4 - Remarks on stability and astrophysical relevance

Summary

In general, a relativistic figure of equilibrium as calculated in the previous chapters is to be expected to exist in nature only if it is in stable equilibrium. Therefore, in addition to other aspects, like realistic equations of state, magnetic fields and initial conditions, the investigation of stability properties is very important for identifying configurations that might be astrophysically relevant. Acomplete stability analysis of relativistic figures of equilibrium is extremely difficult. Moreover, the stability depends on matter properties like viscosity and thermal conductivity, which are unimportant for the equilibrium state itself and therefore do not need to be specified in this book. Our intention, as expressed in the preface, is to ‘place emphasis on the rigorous treatment of simple models instead of trying to describe real objects with their many complex facets’ and, consequently, an extensive treatment of stability questions is beyond the scope of this book. Nevertheless, in the following we will discuss some aspects of stability of rotating fluid configurations in general relativity.

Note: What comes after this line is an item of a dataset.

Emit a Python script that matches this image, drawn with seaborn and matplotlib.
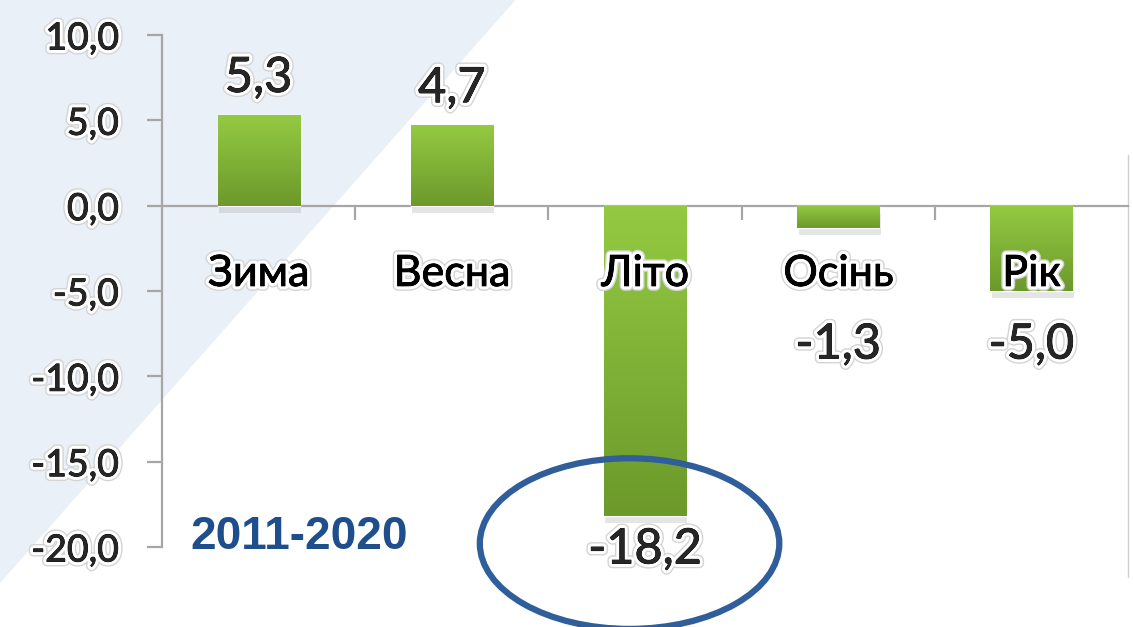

Stability with respect to axisymmetric perturbations

Friedman et al. (1988) have shown that a version of the turning-point method going back to Poincaré (1885), who investigated the stability of Newtonian equilibrium configurations (cf. Subsection 3.3.1), can be used to locate points along sequences of relativistic figures of equilibrium at which secular instability with respect to axisymmetric perturbations sets in, see also Thorne (1967).